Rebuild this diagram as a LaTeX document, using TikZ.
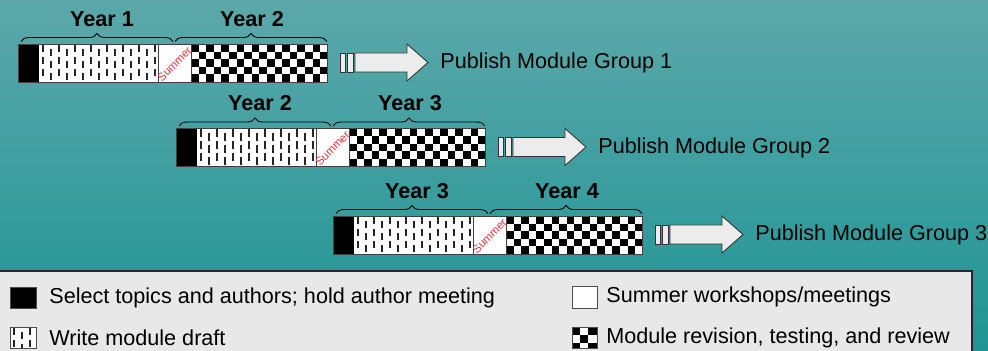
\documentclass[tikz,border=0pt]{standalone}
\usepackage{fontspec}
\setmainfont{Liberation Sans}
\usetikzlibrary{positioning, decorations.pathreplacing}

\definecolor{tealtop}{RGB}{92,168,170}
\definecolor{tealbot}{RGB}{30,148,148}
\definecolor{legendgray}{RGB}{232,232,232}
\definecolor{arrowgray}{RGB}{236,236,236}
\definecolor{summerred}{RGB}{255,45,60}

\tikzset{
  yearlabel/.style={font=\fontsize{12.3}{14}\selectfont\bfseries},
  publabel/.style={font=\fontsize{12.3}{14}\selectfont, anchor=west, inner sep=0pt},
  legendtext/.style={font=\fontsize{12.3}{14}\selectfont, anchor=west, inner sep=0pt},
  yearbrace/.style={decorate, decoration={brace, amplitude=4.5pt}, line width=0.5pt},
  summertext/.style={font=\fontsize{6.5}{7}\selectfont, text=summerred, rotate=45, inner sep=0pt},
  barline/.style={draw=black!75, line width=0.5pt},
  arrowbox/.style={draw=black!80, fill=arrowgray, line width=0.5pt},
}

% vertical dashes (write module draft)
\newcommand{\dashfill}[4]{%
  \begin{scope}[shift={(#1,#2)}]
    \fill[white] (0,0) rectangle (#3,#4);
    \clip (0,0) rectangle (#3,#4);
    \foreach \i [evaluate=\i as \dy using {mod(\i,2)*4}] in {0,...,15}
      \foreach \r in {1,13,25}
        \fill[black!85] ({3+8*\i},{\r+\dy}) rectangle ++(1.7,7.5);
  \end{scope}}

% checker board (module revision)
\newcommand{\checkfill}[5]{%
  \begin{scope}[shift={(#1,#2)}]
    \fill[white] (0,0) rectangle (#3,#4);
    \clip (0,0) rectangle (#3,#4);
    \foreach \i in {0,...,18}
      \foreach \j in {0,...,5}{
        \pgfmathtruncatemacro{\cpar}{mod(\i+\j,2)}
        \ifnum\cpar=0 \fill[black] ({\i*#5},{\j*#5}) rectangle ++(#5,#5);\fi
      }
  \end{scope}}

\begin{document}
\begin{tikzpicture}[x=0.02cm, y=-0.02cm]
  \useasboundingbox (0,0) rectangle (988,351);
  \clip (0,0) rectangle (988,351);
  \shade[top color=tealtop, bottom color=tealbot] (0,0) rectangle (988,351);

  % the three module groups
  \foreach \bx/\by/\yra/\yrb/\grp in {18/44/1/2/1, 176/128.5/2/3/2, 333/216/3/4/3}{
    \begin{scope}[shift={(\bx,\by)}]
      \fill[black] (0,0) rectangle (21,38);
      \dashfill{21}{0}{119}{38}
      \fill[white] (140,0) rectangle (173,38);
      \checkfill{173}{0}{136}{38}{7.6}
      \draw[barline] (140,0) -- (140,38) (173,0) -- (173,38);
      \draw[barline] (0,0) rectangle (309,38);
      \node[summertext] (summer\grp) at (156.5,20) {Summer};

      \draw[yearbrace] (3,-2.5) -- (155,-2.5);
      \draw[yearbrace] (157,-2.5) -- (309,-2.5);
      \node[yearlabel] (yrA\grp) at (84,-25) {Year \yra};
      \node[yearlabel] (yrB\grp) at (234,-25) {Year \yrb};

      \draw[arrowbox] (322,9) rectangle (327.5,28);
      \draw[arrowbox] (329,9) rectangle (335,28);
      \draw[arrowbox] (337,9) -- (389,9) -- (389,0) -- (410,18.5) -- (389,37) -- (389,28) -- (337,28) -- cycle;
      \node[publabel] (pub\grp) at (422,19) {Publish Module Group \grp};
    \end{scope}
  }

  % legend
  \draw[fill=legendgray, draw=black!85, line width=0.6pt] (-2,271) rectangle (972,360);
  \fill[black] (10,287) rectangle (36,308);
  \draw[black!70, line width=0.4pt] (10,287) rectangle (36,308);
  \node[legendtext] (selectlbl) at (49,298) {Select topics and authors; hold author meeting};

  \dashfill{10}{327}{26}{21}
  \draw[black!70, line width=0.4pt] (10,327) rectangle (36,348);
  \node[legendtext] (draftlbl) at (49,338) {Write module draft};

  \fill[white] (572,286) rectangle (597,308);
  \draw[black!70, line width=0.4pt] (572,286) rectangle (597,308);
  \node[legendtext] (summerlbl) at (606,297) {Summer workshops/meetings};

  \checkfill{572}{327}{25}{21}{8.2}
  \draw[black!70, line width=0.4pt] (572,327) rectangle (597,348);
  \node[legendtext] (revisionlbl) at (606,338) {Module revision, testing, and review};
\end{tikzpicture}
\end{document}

◇ ◇ ◇ ◇ ◇

WHAT THE EXERCISE ASKS ▸
All lines above with "using" in them should be returned.

CORRECT RESULT ▸
Rebuild this diagram as a LaTeX document, using TikZ.
    \foreach \i [evaluate=\i as \dy using {mod(\i,2)*4}] in {0,...,15}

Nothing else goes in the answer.